DiMasi resigned from the Legislature in January 2009 under a cloud of suspicion that ended in his conviction in 2011 in federal court for accepting kickbacks in exchange for steering lucrative state contracts to a Burlington software company, Cognos.
Galvin’s lobbying division argued Tuesday that DiMasi’s criminal conviction merits an automatic disqualification from lobbying on Beacon Hill for 10 years under state law, but Fierro said Galvin was “overstepping his authority.”
The law, Fierro argued, only speaks to criminal convictions in state court for violations of state lobbying, campaign finance, and ethics laws. The law, she said, says nothing about federal crimes or conduct proved in federal court that could be deemed in violation of state law.

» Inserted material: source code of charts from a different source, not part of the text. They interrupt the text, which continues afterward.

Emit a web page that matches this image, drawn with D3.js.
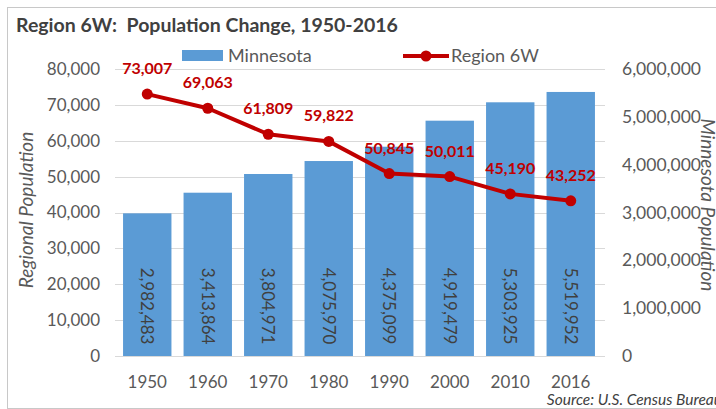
<head>
<script src="https://cdn.jsdelivr.net/npm/d3@7"></script>
<style>
  body { margin: 0; background: white; }
  text { font-family: Lato, "Open Sans", sans-serif; white-space: pre; }
</style>
</head>
<body>
<script>
// chart data
const years = ["1950", "1960", "1970", "1980", "1990", "2000", "2010", "2016"];
const minnesota = [2982483, 3413864, 3804971, 4075970, 4375099, 4919479, 5303925, 5519952];
const region6w = [73007, 69063, 61809, 59822, 50845, 50011, 45190, 43252];
const leftTicks = [0, 10000, 20000, 30000, 40000, 50000, 60000, 70000, 80000];
const rightTicks = [0, 1000000, 2000000, 3000000, 4000000, 5000000, 6000000];

const W = 716, H = 409;
const svg = d3.select("body").append("svg").attr("width", W).attr("height", H);

// frame
svg.append("rect").attr("x", 7.5).attr("y", 7.5).attr("width", W + 10).attr("height", H - 8)
    .attr("fill", "none").attr("stroke", "#c8c8c8").attr("stroke-width", 1);

const x = d3.scaleBand().domain(years).range([117, 601]).paddingInner(0.2).paddingOuter(0.1);
const yL = d3.scaleLinear().domain([0, 80000]).range([356, 69]);
const yR = d3.scaleLinear().domain([0, 6000000]).range([356, 69]);
const fmt = d3.format(",");

// gridlines
svg.append("g").selectAll("line").data(leftTicks).enter().append("line")
    .attr("x1", 115).attr("x2", 605)
    .attr("y1", d => Math.round(yL(d)) + 0.5).attr("y2", d => Math.round(yL(d)) + 0.5)
    .attr("stroke", "#d9d9d9").attr("stroke-width", 1);

// bars
svg.append("g").selectAll("rect").data(minnesota).enter().append("rect")
    .attr("x", (d, i) => x(years[i]))
    .attr("y", d => yR(d))
    .attr("width", x.bandwidth())
    .attr("height", d => yR(0) - yR(d))
    .attr("fill", "#5b9bd5");

// bar labels (rotated)
svg.append("g").selectAll("text").data(minnesota).enter().append("text")
    .attr("transform", (d, i) => "translate(" + (x(years[i]) + x.bandwidth() / 2) + ",306) rotate(90)")
    .attr("text-anchor", "middle").attr("dy", "0.35em")
    .attr("font-size", 17).attr("fill", "#404040")
    .text(d => fmt(d));

// line
const cx = (d, i) => x(years[i]) + x.bandwidth() / 2;
const line = d3.line().x(cx).y(d => yL(d));
svg.append("path").datum(region6w).attr("d", line)
    .attr("fill", "none").attr("stroke", "#c00000").attr("stroke-width", 4).attr("stroke-linejoin", "round");
svg.append("g").selectAll("circle").data(region6w).enter().append("circle")
    .attr("cx", cx).attr("cy", d => yL(d)).attr("r", 5.5).attr("fill", "#c00000");
svg.append("g").selectAll("text").data(region6w).enter().append("text")
    .attr("x", cx).attr("y", d => yL(d) - 20)
    .attr("text-anchor", "middle").attr("font-size", 16).attr("font-weight", "bold")
    .attr("fill", "#c00000")
    .text(d => fmt(d));

// axes labels
svg.append("g").selectAll("text").data(leftTicks).enter().append("text")
    .attr("x", 100).attr("y", d => yL(d)).attr("dy", "0.35em")
    .attr("text-anchor", "end").attr("font-size", 17).attr("fill", "#595959")
    .text(d => fmt(d));
svg.append("g").selectAll("text").data(rightTicks).enter().append("text")
    .attr("x", 622).attr("y", d => yR(d)).attr("dy", "0.35em")
    .attr("font-size", 17.5).attr("fill", "#595959")
    .text(d => fmt(d));
svg.append("g").selectAll("text").data(years).enter().append("text")
    .attr("x", d => x(d) + x.bandwidth() / 2).attr("y", 388)
    .attr("text-anchor", "middle").attr("font-size", 17).attr("fill", "#595959")
    .text(d => d);

svg.append("text").attr("transform", "translate(33,210) rotate(-90)")
    .attr("text-anchor", "middle").attr("font-size", 19).attr("font-style", "italic").attr("fill", "#595959")
    .text("Regional Population");
svg.append("text").attr("transform", "translate(701,205) rotate(90)")
    .attr("text-anchor", "middle").attr("font-size", 19).attr("font-style", "italic").attr("fill", "#595959")
    .text("Minnesota Population");

// title
svg.append("text").attr("x", 16).attr("y", 32)
    .attr("font-size", 19.5).attr("font-weight", "bold").attr("fill", "#404040")
    .text("Region 6W:  Population Change, 1950-2016");

// legend
svg.append("rect").attr("x", 182).attr("y", 50).attr("width", 41).attr("height", 11).attr("fill", "#5b9bd5");
svg.append("text").attr("x", 228).attr("y", 62).attr("font-size", 18).attr("fill", "#595959").text("Minnesota");
svg.append("line").attr("x1", 403).attr("x2", 449).attr("y1", 56).attr("y2", 56)
    .attr("stroke", "#c00000").attr("stroke-width", 4);
svg.append("circle").attr("cx", 426).attr("cy", 56).attr("r", 5.5).attr("fill", "#c00000");
svg.append("text").attr("x", 451).attr("y", 62).attr("font-size", 18).attr("fill", "#595959").text("Region 6W");

// source
svg.append("text").attr("x", 722).attr("y", 405).attr("text-anchor", "end")
    .attr("font-size", 15.5).attr("font-style", "italic").attr("fill", "#404040")
    .text("Source: U.S. Census Bureau");
</script>
</body>
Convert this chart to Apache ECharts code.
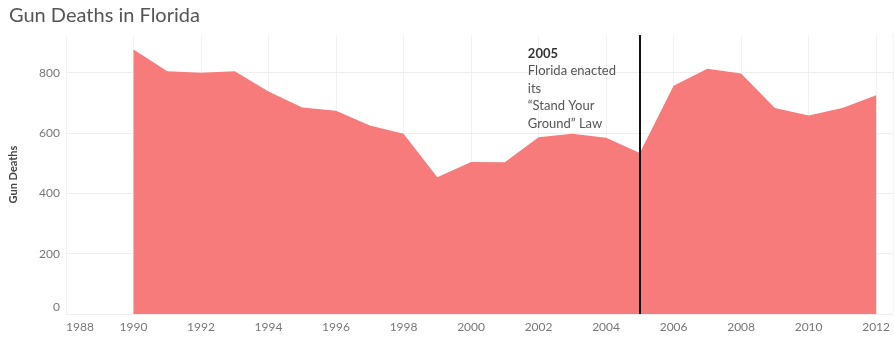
<!DOCTYPE html>
<html>
<head>
<meta charset="utf-8">
<script src="https://cdn.jsdelivr.net/npm/echarts@6/dist/echarts.min.js"></script>
<style>
  html, body { margin: 0; padding: 0; background: #fff; }
  #chart { width: 894px; height: 340px; }
</style>
</head>
<body>
<div id="chart"></div>
<script>
// Annual gun deaths in Florida
const years = [1990, 1991, 1992, 1993, 1994, 1995, 1996, 1997, 1998, 1999, 2000,
               2001, 2002, 2003, 2004, 2005, 2006, 2007, 2008, 2009, 2010, 2011, 2012];
const gunDeaths = [877, 805, 800, 805, 738, 685, 674, 625, 598, 453, 504,
                   503, 586, 598, 584, 534, 757, 813, 797, 683, 658, 683, 725];
const yTicks = [0, 200, 400, 600, 800];
const lawYear = 2005;
const lawNote = ['Florida enacted', 'its', '\u201CStand Your', 'Ground\u201D Law'];

const FONT = 'Lato, "Open Sans", sans-serif';
const chart = echarts.init(document.getElementById('chart'));

chart.setOption({
  animation: false,
  backgroundColor: '#fff',
  title: {
    text: 'Gun Deaths in Florida',
    left: 4, top: 1,
    textStyle: { fontFamily: FONT, fontSize: 20, fontWeight: 'normal', color: '#555' }
  },
  grid: { left: 66, right: 1, top: 35, bottom: 26 },
  xAxis: {
    type: 'value',
    min: 1988, max: 2012.5, interval: 2,
    axisLine: { show: false },
    axisTick: { show: false },
    splitLine: { show: true, lineStyle: { color: '#f2f2f2', width: 1 } },
    axisLabel: {
      fontFamily: FONT, fontSize: 12, color: '#777', margin: 7,
      alignMinLabel: 'left', showMaxLabel: false,
      formatter: v => (Number.isInteger(v) && v % 2 === 0) ? String(v) : ''
    }
  },
  yAxis: {
    type: 'value',
    min: 0, max: 925, interval: 200,
    name: 'Gun Deaths',
    nameLocation: 'middle',
    nameGap: 47,
    nameTextStyle: { fontFamily: FONT, fontSize: 11, fontWeight: 'bold', color: '#444' },
    axisLine: { show: false },
    axisTick: { show: false },
    splitLine: { show: false },
    axisLabel: {
      fontFamily: FONT, fontSize: 12, color: '#777', margin: 6, showMaxLabel: false,
      formatter: v => yTicks.includes(v) ? (v === 0 ? '{z|0}' : String(v)) : '',
      rich: { z: { fontFamily: FONT, fontSize: 12, color: '#777', padding: [0, 0, 14, 0] } }
    }
  },
  series: [
    {
      // horizontal gridlines at the labelled ticks only, kept behind the area
      type: 'line',
      data: [],
      z: 1,
      markLine: {
        silent: true,
        z: 1,
        symbol: 'none',
        label: { show: false },
        lineStyle: { color: '#eeeeee', width: 1, type: 'solid' },
        data: yTicks.map(v => ({ yAxis: v }))
      }
    },
    {
      type: 'line',
      z: 3,
      data: years.map((y, i) => [y, gunDeaths[i]]),
      symbol: 'none',
      lineStyle: { width: 0 },
      areaStyle: { color: '#f77b7b', opacity: 1 },
      markLine: {
        silent: true,
        z: 5,
        symbol: 'none',
        label: { show: false },
        lineStyle: { color: '#111', width: 2, type: 'solid' },
        data: [{ xAxis: lawYear }]
      },
      markPoint: {
        silent: true,
        symbol: 'rect',
        symbolSize: 0,
        data: [{ coord: [lawYear, 893] }],
        label: {
          show: true,
          position: 'inside',
          align: 'left',
          verticalAlign: 'top',
          offset: [-112, 0],
          formatter: () => '{b|' + lawYear + '}\n' + lawNote.map(s => '{n|' + s + '}').join('\n'),
          rich: {
            b: { fontFamily: FONT, fontSize: 13, fontWeight: 'bold', color: '#333', lineHeight: 17.5 },
            n: { fontFamily: FONT, fontSize: 13, color: '#555', lineHeight: 17.5 }
          }
        }
      }
    }
  ]
});
</script>
</body>
</html>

“Even if there is an omission in the statutory language, whether intentional or inadvertent, it is not for the secretary of state to fill in his own language,” Fierro said. “The secretary is not a lawmaker and he does not have the power to unilaterally amend the statute, yet that is exactly what the lobbyist division has done in order to reach its desired result, which is to disqualify Mr. DiMasi from registering as a lobbyist.”
Fierro requested from the hearing officer an expedited decision within 45 days. DiMasi’s case is being heard by Peter Cassidy, who is typically an attorney with Galvin’s Securities Division.
“This has been going on long enough already, so if we do not have a favorable decision we would like to get to the court as quickly as possible,” Fierro said to reporters.
Attorney Marissa Soto-Ortiz, who has been representing the lobbying division in DiMasi’s case, said that accepting Fierro’s interpretation of the state lobbying laws would “result in an absurd and unworkable result.”
She said it’s common for enforcement agencies like the secretary of state’s office to be given “deference” in how they interpret state statutes, and argued that DiMasi’s federal crimes were clear violations of state law as well.
Fierro said that prior to 2009 the secretary of state had the discretion to disqualify a lobbyist applicant based on conduct and after a confidential hearing, but that provision was repealed by lawmakers and replaced with the automatic disqualification provisions.
She said legislators subsequently rejected an amendment offered by Minority Leader Brad Jones to make any conviction in state or federal court a disqualifying offense for lobbying.
That debate, part of a larger conversation over a new ethics law, unfolded shortly after DeLeo was elected speaker, winning a succession fight against Rep. John Rogers, and taking over for DiMasi.
Galvin’s office has also floated the “alternate theory” that DiMasi’s application could have been rejected based on his failure to lobby in 2005 and 2006 when he was accepting money in exchange for advocating for state contracts for Cognos.
Though DiMasi was a legislator at the time, Soto-Ortiz has argued that his actions met the definition of lobbying, which he was not registered to do. Fierro told Cassidy that this argument should be dismissed because not only was DiMasi a member of the Legislature at the time, but Galvin’s office never convened a confidential hearing required under state law if it planned to pursue a civil lobbying violation against DiMasi.
Soto-Ortiz said that such a hearing would be called if and when it became necessary.
“We clearly made it known that a hearing would be able to be called,” she told Cassidy.There is no timeline for Cassidy to make his ruling, but Fierro asked that he make his decision by early January.